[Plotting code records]
--- START ---

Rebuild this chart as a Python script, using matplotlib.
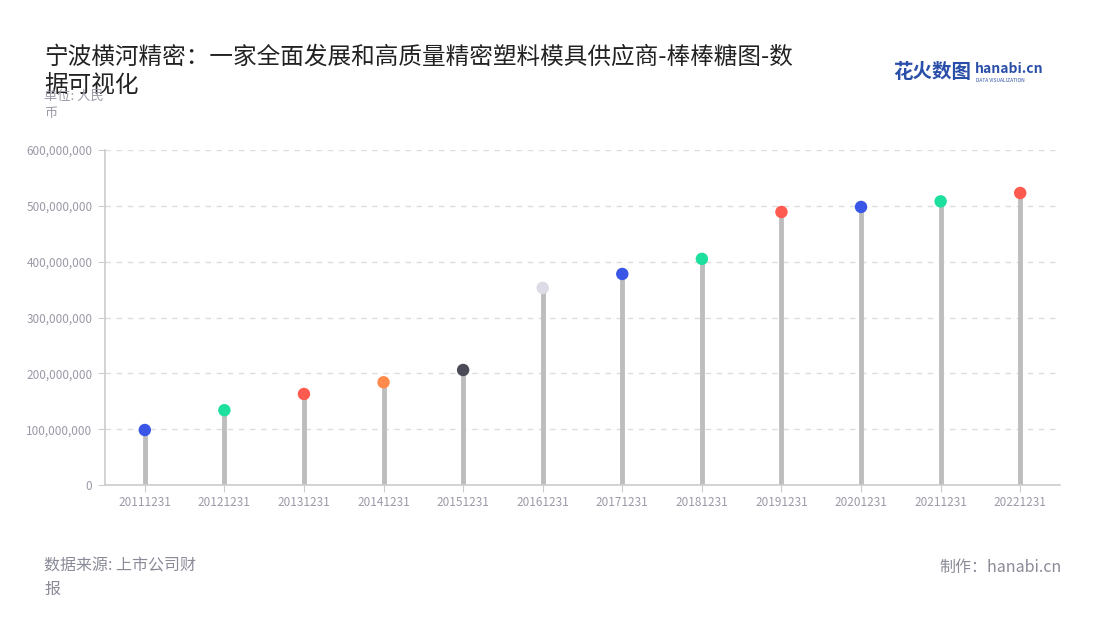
import matplotlib.pyplot as plt
import numpy as np

plt.rcParams['font.family'] = ['Noto Sans CJK SC', 'DejaVu Sans']

# data
dates = ['20111231', '20121231', '20131231', '20141231', '20151231', '20161231',
         '20171231', '20181231', '20191231', '20201231', '20211231', '20221231']
values = [98.5e6, 134e6, 163e6, 184e6, 206e6, 353e6,
          378e6, 405e6, 489e6, 498e6, 508e6, 523e6]
dot_colors = ['#3a56e6', '#1de09e', '#ff5a4f', '#ff8a4c', '#4b4b57', '#dcdbe6',
              '#3a56e6', '#1de09e', '#ff5a4f', '#3a56e6', '#1de09e', '#ff5a4f']

fig = plt.figure(figsize=(11, 6.2), dpi=100)
ax = fig.add_axes([105/1100, 1 - 485/620, 955/1100, 335/620])

x = np.arange(len(dates))
ax.vlines(x, 0, values, color='#bdbdbd', lw=3.5, zorder=2)
ax.scatter(x, values, s=80, c=dot_colors, zorder=3, edgecolors='none')

ax.set_xlim(-0.5, len(dates) - 0.5)
ax.set_ylim(0, 600e6)
ax.set_xticks(x)
ax.set_xticklabels(dates, fontsize=8.5, color='#9a9aa8')
yt = np.arange(0, 600e6 + 1, 100e6)
ax.set_yticks(yt)
ax.set_yticklabels(['0' if v == 0 else f'{int(v):,}' for v in yt], fontsize=8.5, color='#9a9aa8')
ax.grid(axis='y', color='#dddddd', ls=(0, (4, 4)), lw=1)
ax.set_axisbelow(True)
for s in ['top', 'right']:
    ax.spines[s].set_visible(False)
for s in ['left', 'bottom']:
    ax.spines[s].set_color('#cccccc')
    ax.spines[s].set_linewidth(1.2)
ax.tick_params(axis='x', length=5, color='#cccccc', pad=3)
ax.tick_params(axis='y', length=5, color='#cccccc', pad=4)

# texts
fig.text(44/1100, 1 - 71/620, '宁波横河精密：一家全面发展和高质量精密塑料模具供应商-棒棒糖图-数\n据可视化',
         fontsize=17, color='#222222', va='center', linespacing=1.3)
fig.text(44/1100, 1 - 105/620, '单位: 人民\n币', fontsize=9.5, color='#9a9aa8', va='center', linespacing=1.5)
fig.text(44/1100, 1 - 578/620, '数据来源: 上市公司财\n报', fontsize=11.5, color='#8a8a98', va='center', linespacing=1.5)
fig.text(1062/1100, 1 - 567/620, '制作：hanabi.cn', fontsize=11.5, color='#8a8a98', va='center', ha='right')

# logo
fig.text(893/1100, 1 - 72/620, '花火数图', fontsize=14, color='#2a4fa8', va='center', fontweight='bold')
fig.text(975/1100, 1 - 69/620, 'hanabi.cn', fontsize=10, color='#2a4fa8', va='center', fontweight='bold')
fig.text(976/1100, 1 - 80/620, 'DATA VISUALIZATION', fontsize=3.5, color='#2a4fa8', va='center')

fig.savefig('out.png', dpi=100)
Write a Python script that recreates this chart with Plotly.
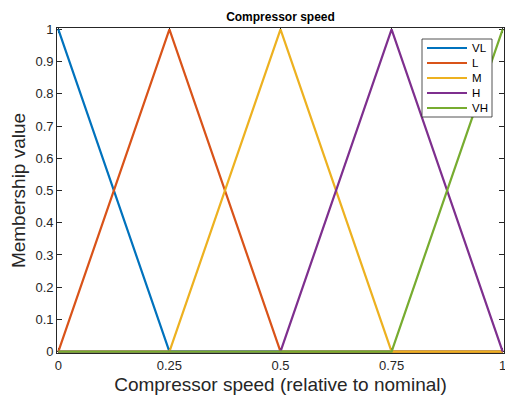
import plotly.graph_objects as go

# Breakpoints of the triangular membership functions (relative speed)
speed = [0, 0.25, 0.5, 0.75, 1]

# Membership degree of each fuzzy set at the breakpoints
names = ["VL", "L", "M", "H", "VH"]
vl = [1, 0, 0, 0, 0]
low = [0, 1, 0, 0, 0]
med = [0, 0, 1, 0, 0]
high = [0, 0, 0, 1, 0]
vh = [0, 0, 0, 0, 1]
series = [vl, low, med, high, vh]

colors = ["#0072BD", "#D95319", "#EDB120", "#7E2F8E", "#77AC30"]

x_ticks = [0, 0.25, 0.5, 0.75, 1]
x_tick_text = ["0", "0.25", "0.5", "0.75", "1"]
y_ticks = [i / 10 for i in range(11)]
y_tick_text = ["0", "0.1", "0.2", "0.3", "0.4", "0.5", "0.6", "0.7", "0.8", "0.9", "1"]

W, H = 505, 399
ML, MR, MT, MB = 57, 1, 28, 46
PW, PH = W - ML - MR, H - MT - MB

# small padding so lines lying on the axis limits are not clipped
XPAD, YPAD = 0.003, 0.004

font = "Liberation Sans, Arial, sans-serif"
ink = "#262626"

fig = go.Figure()
for name, vals, col in zip(names, series, colors):
    fig.add_trace(go.Scatter(
        x=speed, y=vals, mode="lines", name=name,
        line=dict(color=col, width=2.2),
        showlegend=False,
    ))


def px_x(p):
    return (p - ML) / PW


def px_y(p):
    return (H - MB - p) / PH


# Boxed legend in the upper-right corner of the axes
shapes = [dict(type="rect", xref="paper", yref="paper",
               x0=px_x(422), x1=px_x(492), y0=px_y(117), y1=px_y(39),
               line=dict(color=ink, width=0.8), fillcolor="white", layer="above")]
annotations = []
for i, (name, col) in enumerate(zip(names, colors)):
    cy = 48 + i * 15
    shapes.append(dict(type="line", xref="paper", yref="paper",
                       x0=px_x(427), x1=px_x(467), y0=px_y(cy), y1=px_y(cy),
                       line=dict(color=col, width=2.2), layer="above"))
    annotations.append(dict(xref="paper", yref="paper", x=px_x(470), y=px_y(cy),
                            text=name, showarrow=False, xanchor="left",
                            yanchor="middle",
                            font=dict(family=font, size=11.5, color="black")))

axis_common = dict(
    showgrid=False, zeroline=False, showline=True, linecolor=ink,
    linewidth=0.8, mirror="ticks", ticks="inside", ticklen=5,
    tickcolor=ink, tickwidth=0.8, layer="below traces",
    ticklabeloverflow="allow", automargin=False,
    tickfont=dict(family=font, size=13, color=ink),
)

fig.update_layout(
    width=W, height=H,
    margin=dict(l=ML, r=MR, t=MT, b=MB),
    paper_bgcolor="white", plot_bgcolor="white",
    title=dict(text="<b>Compressor speed</b>", x=0.5554, xanchor="center",
               y=1 - 17 / H, yanchor="middle",
               font=dict(family=font, size=12, color="black")),
    xaxis=dict(range=[-XPAD, 1 + XPAD], tickvals=x_ticks, ticktext=x_tick_text,
               title=dict(text="Compressor speed (relative to nominal)",
                          font=dict(family=font, size=19, color=ink),
                          standoff=6),
               **axis_common),
    yaxis=dict(range=[-YPAD, 1 + YPAD], tickvals=y_ticks, ticktext=y_tick_text,
               title=dict(text="Membership value",
                          font=dict(family=font, size=19, color=ink),
                          standoff=4),
               **axis_common),
    shapes=shapes,
    annotations=annotations,
    showlegend=False,
)

fig.write_html("out.html")
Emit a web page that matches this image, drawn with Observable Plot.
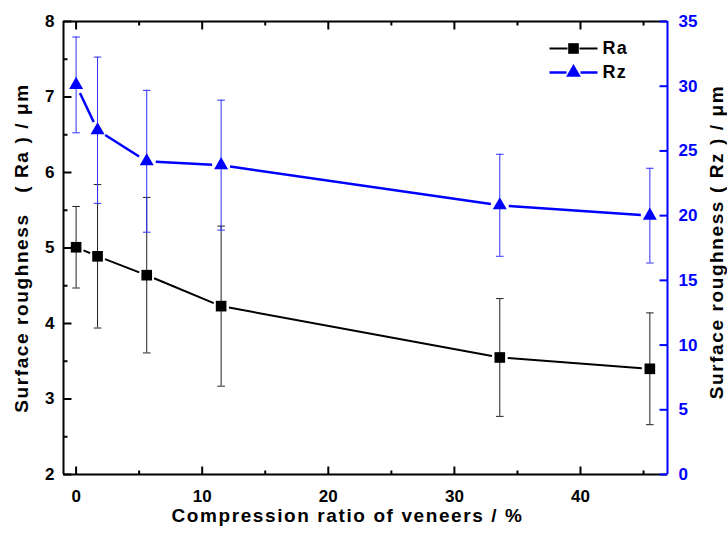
<!DOCTYPE html>
<html>
<head>
<meta charset="utf-8">
<script src="https://cdn.jsdelivr.net/npm/d3@7"></script>
<script src="https://cdn.jsdelivr.net/npm/@observablehq/plot@0.6"></script>
<style>
  html, body { margin: 0; padding: 0; background: #fff; }
  svg { display: block; }
</style>
</head>
<body>
<div id="chart"></div>
<script>
// ---- data ----
const ratio = [0, 1.7, 5.6, 11.5, 33.6, 45.5];          // compression ratio (%)
const ra    = [5.01, 4.89, 4.64, 4.23, 3.55, 3.40];     // Ra (µm)
const raSd  = [0.54, 0.95, 1.03, 1.06, 0.78, 0.74];
const rz    = [30.1, 26.6, 24.2, 23.9, 20.8, 20.0];     // Rz (µm)
const rzSd  = [3.70, 5.65, 5.48, 5.02, 3.94, 3.66];

const xTicks  = [0, 10, 20, 30, 40];
const xMinor  = [5, 15, 25, 35, 45];
const raTicks = [2, 3, 4, 5, 6, 7, 8];
const raMinor = [2.5, 3.5, 4.5, 5.5, 6.5, 7.5];
const rzTicks = [0, 5, 10, 15, 20, 25, 30, 35];
const seriesNames = ["Ra", "Rz"];
const xTitle  = "Compression ratio of veneers / %";
const raTitle = "Surface roughness\u00a0\u00a0\u00a0(\u00a0Ra\u00a0)\u00a0/\u00a0μm";
const rzTitle = "Surface roughness\u00a0(\u00a0Rz\u00a0)\u00a0/\u00a0μm";

// ---- dual axis mapping (Rz 0–35 shares the Ra 2–8 frame) ----
const RA_DOMAIN = [2, 8];
const RZ_DOMAIN = [0, 35];
const X_DOMAIN = [-1, 46.9];
const toRa = v => RA_DOMAIN[0] + (v - RZ_DOMAIN[0]) * (RA_DOMAIN[1] - RA_DOMAIN[0]) / (RZ_DOMAIN[1] - RZ_DOMAIN[0]);
const fromRa = v => RZ_DOMAIN[0] + (v - RA_DOMAIN[0]) * (RZ_DOMAIN[1] - RZ_DOMAIN[0]) / (RA_DOMAIN[1] - RA_DOMAIN[0]);

const BLUE = "#0000ff";
const BAR_BLUE = "#3030ff";
const FONT = "'Liberation Sans', Arial, sans-serif";

const idx = d3.range(ratio.length);
const seg = idx.slice(1);

const lineShape = { draw(ctx, l) { ctx.moveTo(0, 0); ctx.lineTo(0, -l); } };
const capSymbol = { draw(ctx, size) { const r = Math.sqrt(size / Math.PI); ctx.moveTo(-r, 0); ctx.lineTo(r, 0); } };

const ticks = (data, anchor, rotate, length, stroke, key, map = d => d) =>
  Plot.vector(data, {
    [key]: map, frameAnchor: anchor, rotate, length, anchor: "start",
    shape: lineShape, stroke, strokeWidth: 2, strokeLinecap: "butt"
  });

const raCaps = idx.flatMap(i => [{x: ratio[i], y: ra[i] - raSd[i]}, {x: ratio[i], y: ra[i] + raSd[i]}]);
const rzCaps = idx.flatMap(i => [{x: ratio[i], y: toRa(rz[i] - rzSd[i])}, {x: ratio[i], y: toRa(rz[i] + rzSd[i])}]);

const label = (txt, opts) => Plot.text([txt], {
  text: d => d, textAnchor: "middle", lineAnchor: "middle", fontWeight: "bold", fill: "#000", ...opts
});

const chart = Plot.plot({
  width: 727,
  height: 533,
  marginLeft: 63,
  marginRight: 60,
  marginTop: 21,
  marginBottom: 59,
  style: `font-family: ${FONT}; font-weight: bold; font-size: 17px; background: #fff; color: #000; overflow: visible;`,
  x: { domain: X_DOMAIN },
  y: { domain: RA_DOMAIN },
  marks: [
    // error bars
    Plot.ruleX(idx, { x: i => ratio[i], y1: i => ra[i] - raSd[i], y2: i => ra[i] + raSd[i], stroke: "#222", strokeWidth: 1 }),
    Plot.dot(raCaps, { x: "x", y: "y", r: 3.8, symbol: capSymbol, fill: "none", stroke: "#222", strokeWidth: 1 }),
    Plot.ruleX(idx, { x: i => ratio[i], y1: i => toRa(rz[i] - rzSd[i]), y2: i => toRa(rz[i] + rzSd[i]), stroke: BAR_BLUE, strokeWidth: 1 }),
    Plot.dot(rzCaps, { x: "x", y: "y", r: 3.8, symbol: capSymbol, fill: "none", stroke: BAR_BLUE, strokeWidth: 1 }),

    // connecting lines (with Origin-style gaps at the symbols)
    Plot.arrow(seg, { x1: i => ratio[i - 1], y1: i => ra[i - 1], x2: i => ratio[i], y2: i => ra[i],
      headLength: 0, insetStart: 8, insetEnd: 8, stroke: "#000", strokeWidth: 2, strokeLinecap: "butt" }),
    Plot.arrow(seg, { x1: i => ratio[i - 1], y1: i => toRa(rz[i - 1]), x2: i => ratio[i], y2: i => toRa(rz[i]),
      headLength: 0, insetStart: 9, insetEnd: 9, stroke: BLUE, strokeWidth: 2.5, strokeLinecap: "butt" }),

    // symbols
    Plot.dot(idx, { x: i => ratio[i], y: i => ra[i], symbol: "square", r: 6, fill: "#000", stroke: "none" }),
    Plot.dot(idx, { x: i => ratio[i], y: i => toRa(rz[i]), symbol: "triangle", r: 5.2, fill: BLUE, stroke: "none" }),

    // frame
    Plot.ruleY([RA_DOMAIN[0]], { stroke: "#000", strokeWidth: 2 }),
    Plot.ruleY([RA_DOMAIN[1]], { stroke: "#000", strokeWidth: 2 }),
    Plot.ruleX([X_DOMAIN[0]], { stroke: "#000", strokeWidth: 2 }),
    Plot.ruleX([X_DOMAIN[1]], { stroke: BLUE, strokeWidth: 2 }),

    // inward ticks
    ticks(xTicks, "bottom", 0, 8, "#000", "x"),
    ticks(xMinor, "bottom", 0, 4, "#000", "x"),
    ticks(xTicks, "top", 180, 8, "#000", "x"),
    ticks(xMinor, "top", 180, 4, "#000", "x"),
    ticks(raTicks, "left", 90, 8, "#000", "y"),
    ticks(raMinor, "left", 90, 4, "#000", "y"),
    ticks(rzTicks, "right", -90, 8, BLUE, "y", d => toRa(d)),

    // tick labels
    Plot.axisX({ ticks: xTicks, tickFormat: d => String(d), tickSize: 0, tickPadding: 15.5, fontSize: 17, fontWeight: "bold", label: null }),
    Plot.axisY({ anchor: "left", ticks: raTicks, tickFormat: d => String(d), tickSize: 0, tickPadding: 9, fontSize: 17, fontWeight: "bold", label: null }),
    Plot.axisY({ anchor: "right", ticks: rzTicks.map(toRa), tickFormat: d => String(Math.round(fromRa(d))),
      tickSize: 0, tickPadding: 11, fontSize: 17, fontWeight: "bold", color: BLUE, label: null }),

    // axis titles
    label(xTitle,  { frameAnchor: "bottom", dx: -18, dy: 41, fontSize: 19 }),
    label(raTitle, { frameAnchor: "left", dx: -42, dy: 0, rotate: -90, fontSize: 19 }),
    label(rzTitle, { frameAnchor: "right", dx: 49, dy: -6, rotate: -90, fontSize: 19 }),

    // legend
    Plot.vector([0], { frameAnchor: "top-left", dx: 486, dy: 27, rotate: 90, length: 18, anchor: "start", shape: lineShape, stroke: "#000", strokeWidth: 2, strokeLinecap: "butt" }),
    Plot.vector([0], { frameAnchor: "top-left", dx: 516, dy: 27, rotate: 90, length: 18, anchor: "start", shape: lineShape, stroke: "#000", strokeWidth: 2, strokeLinecap: "butt" }),
    Plot.dot([0], { frameAnchor: "top-left", dx: 510, dy: 27, symbol: "square", r: 6, fill: "#000", stroke: "none" }),
    label(seriesNames[0], { frameAnchor: "top-left", dx: 539, dy: 27, textAnchor: "start", fontSize: 18 }),
    Plot.vector([0], { frameAnchor: "top-left", dx: 486, dy: 51, rotate: 90, length: 17, anchor: "start", shape: lineShape, stroke: BLUE, strokeWidth: 2.5, strokeLinecap: "butt" }),
    Plot.vector([0], { frameAnchor: "top-left", dx: 517, dy: 51, rotate: 90, length: 17, anchor: "start", shape: lineShape, stroke: BLUE, strokeWidth: 2.5, strokeLinecap: "butt" }),
    Plot.dot([0], { frameAnchor: "top-left", dx: 510, dy: 51, symbol: "triangle", r: 5.5, fill: BLUE, stroke: "none" }),
    label(seriesNames[1], { frameAnchor: "top-left", dx: 539, dy: 51, textAnchor: "start", fontSize: 18 })
  ]
});

document.getElementById("chart").appendChild(chart);

// slightly widened lettering as in the reference
const spaced = new Set([xTitle, raTitle, rzTitle]);
d3.select(chart).selectAll("text").each(function () {
  if (spaced.has(this.textContent)) this.style.letterSpacing = "1.6px";
  if (seriesNames.includes(this.textContent)) this.style.letterSpacing = "1.2px";
});
</script>
</body>
</html>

--- END ---

Your task is to reproduce the entries above word for word, from the first line through the line with "plt.rcParams['font.family'] = ['Noto", and please leave out any pictures.

Rebuild this chart as a Python script, using matplotlib.
import matplotlib.pyplot as plt
import numpy as np

plt.rcParams['font.family'] = ['Noto Sans CJK SC', 'DejaVu Sans']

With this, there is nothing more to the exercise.